Earlier this week, my colleague Professor Munther Khamashta excitedly showed me a report taken from a recent American Academy of Neurology meeting. The headline was "migraines linked to heart attacks and blood clots". The study involved 27,860 women and showed that women with migraine (with aura) had a higher risk of thrombosis including heart attacks and strokes.
The authors had not measured aPL (antiphospholipid antibodies) but all readers of this monthly 'blog' will know that the link is clear. For years we have been publishing articles suggesting that Hughes syndrome is almost certainly the link between migraine and stroke - a potentially treatable and preventable link!
Easter tends to signal the start of the lecture season and this year is no exception. Coming up we have a number of GP meetings here in London Bridge Hospital. We also have the world lupus meeting in Buenos Aires next month. I won't be going but three of our team from the London Lupus Centre will be there. Just a reminder: our annual Hughes Syndrome Foundation Patients' Day meeting is at St Thomas' Hospital on Wednesday 15th May (for details please visit: hughes-syndrome.org/get-inv....
Patient of the Month
Hughes syndrome is capable of affecting every organ of the body. Some features - pregnancy loss, brain involvement - are well recognised. Others are less so. For example, the gut.
Mr. P.T., a 56 year old office worker, was referred by Professor David Silk - a good friend and an eminent gastroenterologist.
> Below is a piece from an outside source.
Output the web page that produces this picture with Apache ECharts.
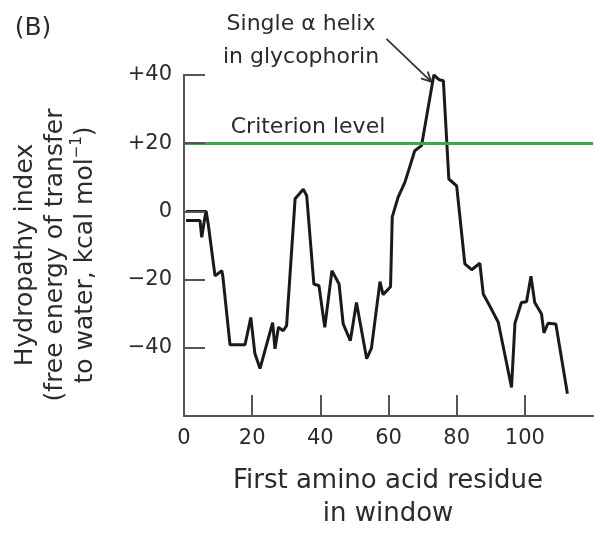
<!DOCTYPE html>
<html>
<head>
<meta charset="utf-8">
<script src="https://cdn.jsdelivr.net/npm/echarts@6/dist/echarts.min.js"></script>
<style>
    html, body { margin: 0; padding: 0; background: #fff; }
    .box { position: relative; width: 595px; height: 534px; }
    #chart, #ticks { position: absolute; left: 0; top: 0; width: 595px; height: 534px; }
    #ticks { pointer-events: none; }
</style>
</head>
<body>
<div class="box">
    <div id="chart"></div>
    <div id="ticks"></div>
</div>
<script>
// traced hydropathy profile (first residue in window, kcal/mol)
const residue = [0.6, 6.5, 7.1, 9.1, 11.1, 11.4, 13.5, 17.9, 19.6, 20.8,
    22.3, 26.0, 26.7, 27.7, 29.1, 30.1, 32.6, 35.0, 36.0, 38.1,
    39.6, 41.3, 43.4, 45.5, 46.7, 48.8, 50.6, 53.6, 55.0, 57.5,
    58.4, 60.6, 61.1, 62.8, 64.8, 66.8, 67.7, 69.7, 73.3, 74.9,
    76.1, 77.7, 80.0, 82.4, 84.4, 86.8, 87.8, 89.7, 92.2, 96.1,
    97.1, 99.0, 100.5, 101.8, 102.9, 104.9, 105.6, 106.8, 109.1, 112.5]
const hydropathy = [0, 0, -3.7, -18.9, -17.4, -19.1, -39.1, -39.1, -31.1, -41.7,
    -46.1, -32.6, -40.3, -34.0, -35.0, -33.5, 3.7, 6.5, 4.6, -21.3,
    -21.8, -34.0, -17.4, -21.3, -33.0, -37.9, -26.7, -43.2, -40.1, -20.6,
    -24.4, -22.1, -1.6, 4.1, 8.5, 14.9, 17.8, 19.3, 40.0, 38.6,
    38.3, 9.5, 7.5, -15.4, -17.1, -15.2, -24.2, -27.7, -32.5, -51.6,
    -32.8, -26.7, -26.5, -19.0, -26.7, -30.1, -35.6, -32.8, -33.0, -53.5]
// second short trace at the start of the plot
const stubResidue = [0.6, 4.7, 5.2, 6.2, 6.5]
const stubHydropathy = [-2.7, -2.7, -7.6, -1.3, 0]

const criterionLevel = 20
const xTicks = [0, 20, 40, 60, 80, 100]
const helixArrow = [[59.4, 50.6], [72.6, 38.0]]

const FONT = 'DejaVu Sans'
const TEXT = '#2b2b2b'
const AXIS = '#555'
const TICK_LEN = 21
const GRID = { left: 184, right: 2, top: 75, bottom: 118 }

function pairs(xs, ys) {
    return xs.map((x, i) => [x, ys[i]])
}

const chart = echarts.init(document.getElementById('chart'))
chart.setOption({
    animation: false,
    grid: GRID,
    xAxis: {
        type: 'value',
        min: 0,
        max: 120,
        interval: 20,
        axisLine: {
            onZero: false,
            lineStyle: { color: AXIS, width: 2 }
        },
        axisTick: {
            inside: true,
            length: TICK_LEN,
            customValues: xTicks,
            lineStyle: { color: AXIS, width: 2 }
        },
        axisLabel: {
            customValues: xTicks,
            margin: 12,
            color: TEXT,
            fontFamily: FONT,
            fontSize: 21
        },
        splitLine: { show: false }
    },
    yAxis: {
        type: 'value',
        min: -60,
        max: 40,
        interval: 20,
        axisLine: {
            show: true,
            onZero: false,
            lineStyle: { color: AXIS, width: 2 }
        },
        axisTick: {
            show: true,
            inside: true,
            length: TICK_LEN,
            lineStyle: { color: AXIS, width: 2 }
        },
        axisLabel: {
            margin: 12,
            color: TEXT,
            fontFamily: FONT,
            fontSize: 21,
            formatter: function (v) {
                if (v === -60) return ''
                if (v > 0) return '+' + v
                if (v < 0) return '\u2212' + (-v)
                return '0'
            }
        },
        splitLine: { show: false }
    },
    series: [
        {
            name: 'hydropathy',
            type: 'line',
            data: pairs(residue, hydropathy),
            symbol: 'none',
            lineStyle: { color: '#1a1a1a', width: 3 },
            markLine: {
                silent: true,
                symbol: 'none',
                label: { show: false },
                lineStyle: { color: '#35a94b', width: 3, type: 'solid' },
                data: [{ yAxis: criterionLevel }]
            },
            z: 3
        },
        {
            name: 'start',
            type: 'line',
            data: pairs(stubResidue, stubHydropathy),
            symbol: 'none',
            lineStyle: { color: '#1a1a1a', width: 3 },
            z: 3
        }
    ]
})

// the inner y ticks kept vanishing under the plot, so they get a bare overlay
// chart with the same grid and y scale, showing nothing but the ticks
const tickChart = echarts.init(document.getElementById('ticks'))
tickChart.setOption({
    animation: false,
    grid: GRID,
    xAxis: { type: 'value', min: 0, max: 120, show: false },
    yAxis: {
        type: 'value',
        min: -60,
        max: 40,
        interval: 20,
        axisLine: { show: true, onZero: false, lineStyle: { color: AXIS, width: 2 } },
        axisTick: { show: true, inside: true, length: TICK_LEN, lineStyle: { color: AXIS, width: 2 } },
        axisLabel: { show: false },
        splitLine: { show: false }
    },
    series: []
})

// annotations
const tail = chart.convertToPixel({ gridIndex: 0 }, helixArrow[0])
const head = chart.convertToPixel({ gridIndex: 0 }, helixArrow[1])
const ang = Math.atan2(head[1] - tail[1], head[0] - tail[0])
const hl = 11
const wing1 = [head[0] - hl * Math.cos(ang - 0.45), head[1] - hl * Math.sin(ang - 0.45)]
const wing2 = [head[0] - hl * Math.cos(ang + 0.45), head[1] - hl * Math.sin(ang + 0.45)]

const txt = (x, y, text, size) => ({
    type: 'text',
    x: x,
    y: y,
    style: {
        text: text,
        fill: TEXT,
        font: size + 'px "' + FONT + '"',
        align: 'center',
        verticalAlign: 'middle'
    }
})

chart.setOption({
    graphic: [
        txt(33, 28, '(B)', 25),
        txt(301, 24, 'Single \u03b1 helix', 22),
        txt(301, 57, 'in glycophorin', 22),
        txt(308, 127, 'Criterion level', 22),
        txt(388, 481, 'First amino acid residue', 26),
        txt(388, 514, 'in window', 26),
        {
            type: 'text',
            x: 55,
            y: 255,
            rotation: Math.PI / 2,
            style: {
                text: 'Hydropathy index\n(free energy of transfer\n{a|to water, kcal mol}{s|\u22121}{a|)}',
                fill: TEXT,
                font: '25px "' + FONT + '"',
                lineHeight: 30,
                align: 'center',
                verticalAlign: 'middle',
                rich: {
                    a: { fontFamily: FONT, fontSize: 25, fill: TEXT, lineHeight: 30 },
                    s: { fontFamily: FONT, fontSize: 15, fill: TEXT, verticalAlign: 'top', lineHeight: 30, padding: [0, 0, 10, 0] }
                }
            }
        },
        {
            type: 'polyline',
            shape: { points: [tail, head] },
            style: { stroke: '#333', lineWidth: 1.8 }
        },
        {
            type: 'polyline',
            shape: { points: [wing1, head, wing2] },
            style: { stroke: '#333', lineWidth: 1.8, fill: null }
        }
    ]
})
</script>
</body>
</html>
Professor Silk had, over the past several years, referred a number of patients to me with bowel problems (particularly constipation and abdominal discomfort) in whom he and his colleagues had demonstrated "neuropathy" - a malfunctioning of the nerves supplying, in this case, the gut.
Interestingly, we found that a number of their patients also had features of an associated auto-immune disease - most commonly Sjogrens syndrome (an overactive immune syndrome, leading to fatigue, aches and pains), and sometimes other 'auto-immune' problems including thyroid problems and Hughes syndrome.
Mr. P.T. was found to have positive antinuclear antibodies (ANA), but negative antiphospholipid tests. He did, however, have features of Sjogrens syndrome, and suffered from frequent migraines, one of the hallmarks of Hughes syndrome. He also had a sister with Hughes syndrome.
Normally, I would have considered a trial of low dose aspirin, but Mr. P.T. had once suffered indigestion on (a higher dose of) aspirin. The alternative was clopidogrel (Plavix), a medicine similar to aspirin in its beneficial effects on 'sticky' platelets.
Eight weeks later, Mr. P.T. returned for follow-up. "Hard to believe". Almost complete improvement in the bowel symptoms.
Is this just a fluke? Time will tell - both for the patient and for those of us studying and trying to help our patients.
If indeed it does prove to be a genuine effect, my best guess is that it is secondary to an improvement in blood flow to the gut - and to its vital nerve supply.